The instruction in the Talmud, after all, is that our inside should be like our outside and not the reverse. Why prioritize our outside? External behavior is often more diplomatic, more gracious than our impulses. Happening upon someone we dislike, we are more likely to say, “How are you?” than “Oh, by the way, I don’t like you very much.” In order to appear decently to the world, people smooth over their resentments and frustrations with manners and morals. Conforming our hearts to our habits is one way of growing up.
Yet we have not finished learning from clothes. This year has been strange on the clothing front for one more reason. It has also been the year of wearing masks. Masks, although in our day a public health measure, are traditionally a means of obscuring your true self. They need not be literal – the Kotzker Rebbe once asked his disciples, “Masks, where are your faces?” In other words, I am looking for your true self, not the self you present to the world. Personality, after all, comes from the Latin root meaning “mask.”
The Kotzker is demanding the reverse – making one’s inside reflected on the outside. In Jewish tradition we associate masks with Purim. The Purim story is a beautiful guide to the inside/outside question. Mordechai at first instructs Esther to hide her Judaism. The word Esther means hidden. In other words, he wishes her to wear a mask to protect herself. As time goes on however, he encourages her to step forward and to remove her metaphorical mask. She does and the triumph reminds us that the Purim story is about making one’s outside like one’s inside.

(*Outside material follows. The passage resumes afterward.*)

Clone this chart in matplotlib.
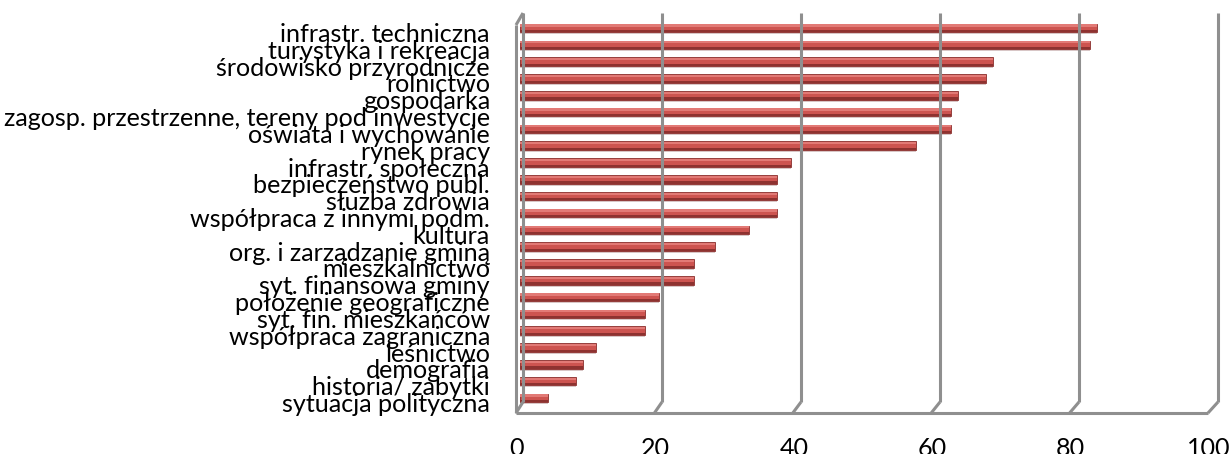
import matplotlib
matplotlib.use("Agg")
import matplotlib.pyplot as plt
from matplotlib.lines import Line2D
from matplotlib.transforms import ScaledTranslation, IdentityTransform

categories = [
    "infrastr. techniczna",
    "turystyka i rekreacja",
    "środowisko przyrodnicze",
    "rolnictwo",
    "gospodarka",
    "zagosp. przestrzenne, tereny pod inwestycje",
    "oświata i wychowanie",
    "rynek pracy",
    "infrastr. społeczna",
    "bezpieczeństwo publ.",
    "służba zdrowia",
    "współpraca z innymi podm.",
    "kultura",
    "org. i zarządzanie gminą",
    "mieszkalnictwo",
    "syt. finansowa gminy",
    "położenie geograficzne",
    "syt. fin. mieszkańców",
    "współpraca zagraniczna",
    "leśnictwo",
    "demografia",
    "historia/ zabytki",
    "sytuacja polityczna",
]
values = [83, 82, 68, 67, 63, 62, 62, 57, 39, 37, 37, 37, 33, 28, 25, 25, 20, 18, 18, 11, 9, 8, 4]
x_ticks = [0, 20, 40, 60, 80, 100]
x_tick_labels = ["0", "20", "40", "60", "80", "100"]

W, H, DPI = 1229, 454, 100
FONT = "Lato"
fig = plt.figure(figsize=(W / DPI, H / DPI), dpi=DPI)
fig.patch.set_facecolor("white")

# plot area in pixels (from top): x 520..1215, y 13..413
ax = fig.add_axes([520 / W, (H - 413) / H, 695 / W, 400 / H])
ax.set_xlim(0, 100)
y_top, y_bot = -0.892, 22.892
ax.set_ylim(y_bot, y_top)
ax.axis("off")
ax.set_facecolor("none")

ypos = list(range(len(categories)))
px_per_unit_y = 400 / (y_bot - y_top)

# bars (3D-ish look)
bar_h = 8.5 / px_per_unit_y
strip = 2.2 / px_per_unit_y
shadow = [y + 2.0 / px_per_unit_y for y in ypos]
ax.barh(shadow, values, height=bar_h, color="#d8c6c6", zorder=3, linewidth=0)
ax.barh(ypos, values, height=bar_h, color="#cd5450", zorder=4, linewidth=0.6, edgecolor="#8a2f2d")
top_strip = [y - bar_h / 2 + strip / 2 + 0.6 / px_per_unit_y for y in ypos]
ax.barh(top_strip, values, height=strip, color="#e27a76", zorder=5, linewidth=0)
bot_strip = [y + bar_h / 2 - strip / 2 for y in ypos]
ax.barh(bot_strip, values, height=strip, color="#8e3230", zorder=5, linewidth=0)

# grid walls drawn in display pixels derived from data transform
fig.canvas.draw()
def P(v, y, dx=0.0, dy=0.0):
    X, Y = ax.transData.transform((v, y))
    return X + dx, Y + dy

y_back_floor = y_top + (402 - 13) / px_per_unit_y
y_left_top = y_top + (25 - 13) / px_per_unit_y
grid_col = "#8f8f8f"
lw = 2.2

def seg(p1, p2):
    fig.add_artist(Line2D([p1[0], p2[0]], [p1[1], p2[1]], transform=IdentityTransform(),
                          color=grid_col, lw=lw, solid_capstyle="butt", zorder=1))

def front_dx(v):
    return -4 - 0.03 * v

for v in x_ticks:
    back_top = P(v, y_top, 3)
    back_bot = P(v, y_back_floor, 3)
    front_bot = P(v, y_bot, front_dx(v))
    seg(back_top, back_bot)
    seg(back_bot, front_bot)
# left wall front edge
seg(P(0, y_left_top, front_dx(0)), P(0, y_bot, front_dx(0)))
seg(P(0, y_left_top, front_dx(0)), P(0, y_top, 3))
# floor front edge
seg(P(0, y_bot, front_dx(0)), P(100, y_bot, front_dx(100)))

# category labels: right edge at x=490, baseline 14 px below bar centre
renderer = fig.canvas.get_renderer()
probe = fig.text(0, 0, categories[5], fontsize=18, family=FONT)
wpx = probe.get_window_extent(renderer).width
probe.remove()
fs = 18 * 487 / wpx

ax.set_yticks(ypos)
ax.set_xticks(x_ticks)
for y, lab in zip(ypos, categories):
    X, Y = P(0, y, 0, -14)
    ax.annotate(lab, xy=(0, y), xycoords="data", xytext=(490 - 520, -14), textcoords="offset pixels",
                ha="right", va="baseline", fontsize=fs, family=FONT, color="#000000")

for v, lab in zip(x_ticks, x_tick_labels):
    ax.annotate(lab, xy=(v, y_bot), xycoords="data", xytext=(front_dx(v) + 1, -24), textcoords="offset pixels",
                ha="center", va="top", fontsize=fs, family=FONT, color="#000000")

fig.savefig("out.png", dpi=DPI, facecolor="white")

In the months and years to come we will reestablish a more normal way of life. How we present ourselves to the world as we reemerge will affect how we feel. And how we have dealt inside with the trials of 2020 will affect how we look. Even if I still wear a cloth mask can I discard the deeper mask, follow the example of Esther and become who I am? 
In the Megillah, as in our world, everything is turned upside down. Now as the world is righting itself again, may we have the wisdom to find consistency of character, inside and out.